Tales from the Bonfire - Malfunction Over Z-Hills
by John Vanderschrier | D-2626
November 24, 1972
The Z-Hills Turkey Meet in Zephyrhills, Florida, was the epitome of skydiving events in the early days. There we were, the Grafton Scroadload, one of about 15 teams at the event, and I was the team captain. We had just landed after one of our jumps and were busy packing under the shade of the one and only building on the airport when I was called to manifest. So I told Bryan Bowman, who was packing next to me, to be careful of my parachute since I had already flaked it. I returned from manifest (where I was told we had a 30-minute call) to find that Bryan had danced on my canopy; it was a mess. Since we were on a call and didn’t have much time, I said, “Screw it,” pulled the sleeve up and finished packing.
We went up on our jump (about which I later wrote in my logbook, “10-man, 38 sec., real clean!”). As I tracked away, I thought about my pack job, so I pulled high, at 2,500 feet. Well, sure enough, I had a spinning Mae West malfunction (now called a line-over). So I cut away that garbage and was hanging under my unsteerable 24-foot rip-stop (like F-111 that has about 3,000 jumps on it) reserve at about 1,800 feet cursing Bryan!
The weather was hot and humid—had to be in the mid-90s—without a cloud in the sky, thermals galore and a 10-mph wind. I was hanging under my reserve when it began to oscillate, 20 to 25 degrees to each side; it was not good. So I pulled down my right-side risers in an attempt to stop the oscillations. No change. Then the fronts, to no avail.
Back in the day, we were very good at judging where we were going to land, because we jumped reserve parachutes that had a forward speed of just a few, if any, miles per hour. Well, I knew exactly where I was going to land … in the center of a concrete runway! With my reserve oscillating, the wind, my high descent rate and landing on concrete, I was experiencing the perfect storm of skydiving. I was preparing myself for an extremely hard landing and was telling myself this was going to hurt bad... real bad.

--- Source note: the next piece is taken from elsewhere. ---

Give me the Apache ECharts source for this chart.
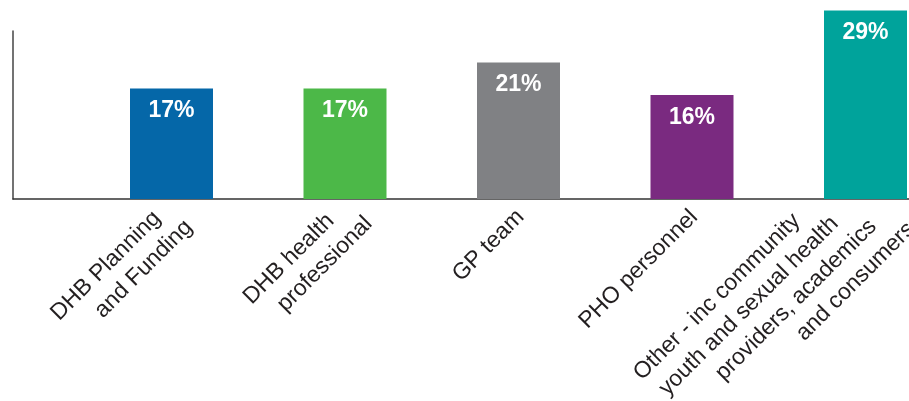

I saw people running toward where I was going to land. It was going to be very, very ugly. Then, six inches above that black death, that pain, the end of my skydiving life … my canopy stopped! It stopped! Stopped oscillating, stopped its descent rate; it just stopped moving. I reached for the ground with my left foot before the canopy changed its mind and slammed me into that unforgiving concrete.
Well my foot found the concrete, the canopy collapsed, and I was left standing there … on one foot! I heard noise, so I looked up and those 100 jumpers who had been watching the drama unfold were standing up and applauding. All those skydivers had been holding their collective breath, understood my circumstances and knew how dire my situation was. When I landed safely, they were as elated and thankful as I.